UNSURE: Matt Shannon, pictured at the scene of the incident, says he now cannot be 100 per cent sure who held the victim down. PHOTO/FILE
UNSURE: Matt Shannon, pictured at the scene of the incident, says he now cannot be 100 per cent sure who held the victim down. PHOTO/FILE

Three young men accused of holding down another teenager while he had petrol poured over him and was set alight have had all charges brought against them dismissed.

The three, Jayden Wardle, 19, Michael Downey, 18, and Daniel Downey, 17, had been on trial in the High Court at Napier on charges of causing grievous bodily harm.

Daniel Downey had name suppression up until yesterday when he told Justice Stephen Kos he did not want a permanent suppression order made as he wanted everyone to know he is innocent.

Matt-Dillon Shannon, 19, stood trial last year as the principal offender during the attack at his birthday party.

He was found guilty of causing grievous bodily harm after dousing the complainant, who was at his house for a party, in petrol and setting him alight.

The complainant had serious burns to his upper body as a result of the actions.

In an interview with police a month after the 2011 incident Shannon identified the three teenagers as the people holding the complainant down.

During his sentencing last year Shannon received a two and a half year discount for helping the police identify his co-offenders.

However, in court yesterday Shannon admitted he could not be 100 per cent sure of the identities of the people holding the complainant.

Under cross examination by the trio's lawyers Russell Fairbrother QC, Richard Stone and Amit Malik, Shannon admitted it had been dark and he had been intoxicated at the time.

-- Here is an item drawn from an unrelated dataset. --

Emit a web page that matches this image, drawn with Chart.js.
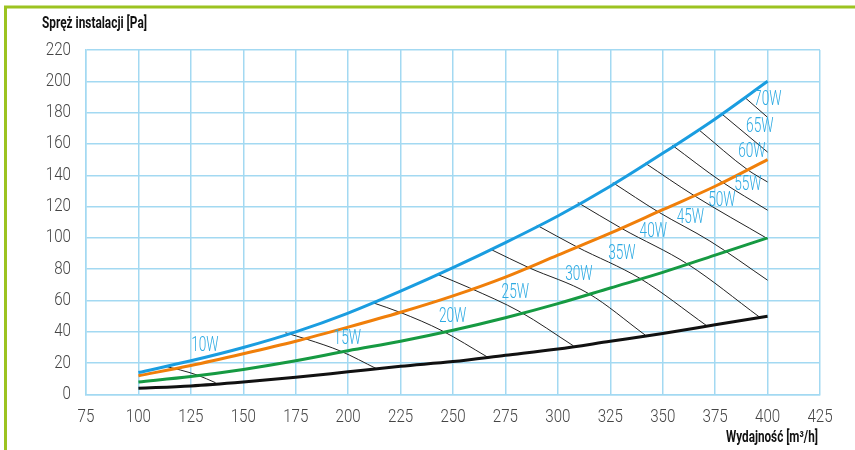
<!DOCTYPE html>
<html>
<head>
<meta charset="utf-8">
<script src="https://cdn.jsdelivr.net/npm/chart.js@4"></script>
<style>
  html, body { margin: 0; padding: 0; background: #fff; }
  canvas { display: block; }
</style>
</head>
<body>
<canvas id="myChart" width="855" height="450"></canvas>
<script>
// values
const flow = [100, 125, 150, 175, 200, 225, 250, 275, 300, 325, 350, 375, 400];
const curveBlue = [14, 21.5, 30, 40, 52, 66, 81, 97, 114, 133, 154, 176, 200];
const curveOrange = [12, 18.5, 26, 34, 43, 52.5, 63, 75, 89, 103, 118, 133, 150];
const curveGreen = [8, 11.5, 16, 21.5, 28, 34, 41, 49, 58, 68, 78, 89, 100];
const curveBlack = [4, 5.5, 8, 11, 14.5, 18, 21, 25, 29, 34, 39, 44.5, 50];

// iso-power lines (W)
const wattLabels = ["10W", "15W", "20W", "25W", "30W", "35W", "40W", "45W", "50W", "55W", "60W", "65W", "70W"];
const isoX = [
  [113.8, 120.1, 128.1, 136.8],
  [170.1, 180.5, 196.4, 213.5],
  [211.4, 224.9, 244.8, 266.2],
  [242.4, 257.9, 282, 307.4],
  [267.8, 286, 314.6, 341.6],
  [290, 309, 339.2, 371],
  [309.5, 330.5, 362.2, 396],
  [326.2, 347.9, 372.5, 400],
  [341.6, 365, 400],
  [354.6, 378, 400],
  [367, 390.8, 400],
  [378.4, 400],
  [389.5, 400]
];
const isoY = [
  [17.7, 15.6, 12.4, 7.5],
  [39.4, 35.2, 27.7, 16.5],
  [58.8, 52.4, 40.7, 24.1],
  [76.8, 68.1, 52.8, 31.1],
  [92.8, 81.1, 64.5, 38],
  [108.1, 94.3, 74.1, 43.9],
  [122.6, 106, 83, 49.6],
  [135.3, 116.6, 98, 73],
  [147.8, 127, 99.5],
  [159.1, 136, 117.7],
  [169.3, 143.2, 135.7],
  [178.9, 154.8],
  [189.3, 177]
];
const labelX = [131.7, 199.6, 249.8, 279.7, 310, 330.5, 345.5, 363.2, 378.2, 390.6, 392.5, 396.3, 400.1];
const labelY = [30.7, 35.3, 49.4, 64.8, 76.2, 89.5, 103.8, 112.8, 123.4, 133.4, 154.7, 170.8, 188.2];

const xTicks = { min: 75, max: 425, step: 25 };
const yTicks = { min: 0, max: 220, step: 20 };

const gridColor = "#a3d9f2";
const face = "Roboto, 'Liberation Sans', sans-serif";

function pts(xs, ys) {
  return xs.map((x, i) => ({ x: x, y: ys[i] }));
}

// squeezed text, the original uses a condensed face
function squeezed(ctx, text, x, y, align, sx) {
  ctx.save();
  ctx.translate(x, y);
  ctx.scale(sx, 1);
  ctx.textAlign = align;
  ctx.fillText(text, 0, 0);
  ctx.restore();
}
function fitted(ctx, text, x, y, align, w) {
  squeezed(ctx, text, x, y, align, w / ctx.measureText(text).width);
}

const mainCurves = [
  { data: curveBlue, color: "#1a9de0" },
  { data: curveOrange, color: "#f07f0a" },
  { data: curveGreen, color: "#169a42" },
  { data: curveBlack, color: "#111111" }
];

const datasets = [];
mainCurves.forEach((c) => {
  datasets.push({
    data: pts(flow, c.data),
    borderColor: c.color,
    borderWidth: 3,
    pointRadius: 0,
    cubicInterpolationMode: "monotone",
    fill: false
  });
});
isoX.forEach((xs, i) => {
  datasets.push({
    data: pts(xs, isoY[i]),
    borderColor: "#222",
    borderWidth: 1,
    pointRadius: 0,
    cubicInterpolationMode: "monotone",
    fill: false
  });
});

const frameAndText = {
  id: "frameAndText",
  beforeDraw(chart) {
    const ctx = chart.ctx;
    ctx.save();
    ctx.fillStyle = "#fff";
    ctx.fillRect(0, 0, chart.width, chart.height);
    ctx.strokeStyle = "#9cc320";
    ctx.lineWidth = 3;
    ctx.beginPath();
    ctx.moveTo(855, 7);
    ctx.lineTo(5.5, 7);
    ctx.lineTo(5.5, 450);
    ctx.stroke();
    ctx.restore();
  },
  afterDatasetsDraw(chart) {
    const ctx = chart.ctx;
    const xs = chart.scales.x;
    const ys = chart.scales.y;
    ctx.save();
    ctx.textBaseline = "middle";

    // tick labels
    ctx.fillStyle = "#454545";
    ctx.font = "300 18px " + face;
    xs.ticks.forEach((t) => {
      squeezed(ctx, String(t.value), xs.getPixelForValue(t.value), 417, "center", 0.84);
    });
    ys.ticks.forEach((t) => {
      squeezed(ctx, String(t.value), 71, ys.getPixelForValue(t.value), "right", 0.84);
    });

    // power labels
    ctx.fillStyle = "#2eaae2";
    ctx.font = "300 19.5px " + face;
    wattLabels.forEach((t, i) => {
      squeezed(ctx, t, xs.getPixelForValue(labelX[i]), ys.getPixelForValue(labelY[i]), "center", 0.7);
    });

    // axis titles
    ctx.fillStyle = "#111";
    ctx.font = "bold 16px " + face;
    fitted(ctx, "Spręż instalacji [Pa]", 42, 24, "left", 105);
    fitted(ctx, "Wydajność [m³/h]", 818, 438, "right", 92);
    ctx.restore();
  }
};

new Chart(document.getElementById("myChart").getContext("2d"), {
  type: "line",
  data: { datasets: datasets },
  options: {
    responsive: false,
    animation: false,
    layout: { padding: { top: 50, right: 35, left: 0, bottom: 0 } },
    plugins: { legend: { display: false }, tooltip: { enabled: false } },
    scales: {
      x: {
        type: "linear",
        min: xTicks.min,
        max: xTicks.max,
        border: { color: gridColor, width: 1.5 },
        grid: { color: gridColor, lineWidth: 1.5, drawTicks: false },
        ticks: { stepSize: xTicks.step, display: false },
        afterFit(scale) { scale.height = 55.5; }
      },
      y: {
        min: yTicks.min,
        max: yTicks.max,
        border: { color: gridColor, width: 1.5 },
        grid: { color: gridColor, lineWidth: 1.5, drawTicks: false },
        ticks: { stepSize: yTicks.step, display: false },
        afterFit(scale) { scale.width = 86; }
      }
    }
  },
  plugins: [frameAndText]
});
</script>
</body>
</html>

In relation to Daniel Downey, who said he was outside at the time the attack occurred, Mr Stone asked: "You think you saw him but in your drunk befuddled state, you were mistaken weren't you?"

Shannon replied: "Could have been, yes."

Crown prosecutor Clayton Walker told Shannon if he was unsure about who had been holding the complainant down then the court needed to know.

He asked Shannon if it was possible he had got it wrong.

Shannon said possibly he could have been wrong because of how intoxicated he was, but said he still believed the information he gave to police to be true.

No further questions were asked of Shannon.

The three accused were discharged a short while later and the jury dismissed.

Justice Kos said Mr Walker "very fairly" did not oppose the application for discharge.

Outside court Daniel Downey said he was glad the trial was over.